With Data Integration, you can:
- Ingest data from 90+ data sources, including on-premises, cloud-based, structured, unstructured, or semi-structured sources.
- Transform data using code-free ETL with Data Flow activities or code-based ETL with Spark, SQL, or Python activities.
- Orchestrate data pipelines with triggers, dependencies, parameters, variables, and loops.
- Monitor and troubleshoot pipeline runs with rich dashboards and alerts.
Microsoft Synapse Analytics also provides a new component called Data Explorer, which is optimized for efficient log analytics using powerful indexing technology. Data Explorer allows you to unlock insights from log and telemetry data, such as application logs, weblogs, IoT data, or network data.
With Data Explorer, you can:
- Ingest data from various sources using native connectors or REST APIs.
- Query data using a simple and expressive query language that supports aggregation joins filters and more.
- Visualize data using charts, tables, maps, and more.
- Analyze data using built-in functions for time series analysis, anomaly detection, geospatial analysis, and more.

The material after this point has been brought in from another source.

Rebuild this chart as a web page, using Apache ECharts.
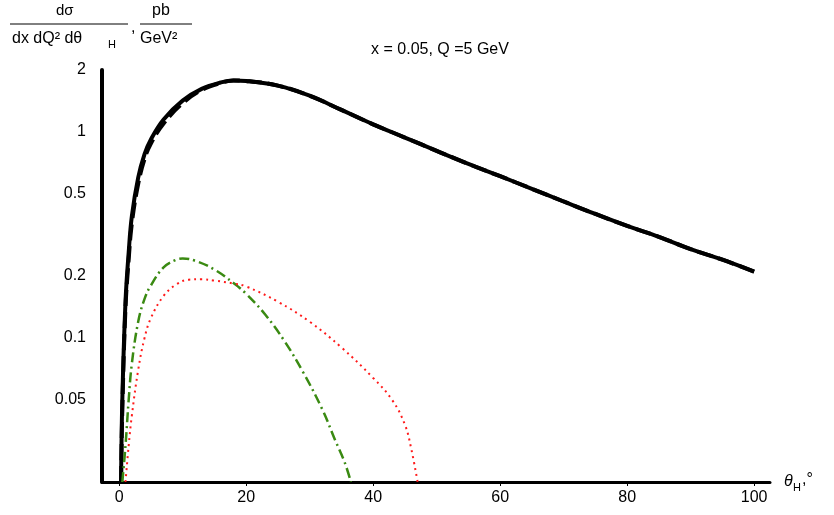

Microsoft Synapse Analytics is a game-changer for data analytics. It enables you to access, analyze, and act on all your data with a single service that offers industry-leading SQL, industry-standard Apache Spark, seamless integration with your data lake, built-in data integration, and a new component for log analytics. Whether you are a data engineer, a data scientist, a business analyst, or a database administrator, you can use Microsoft Synapse Analytics to accelerate time to insight across your data warehouses and big data systems. And you can do that with a unified experience that simplifies development and management.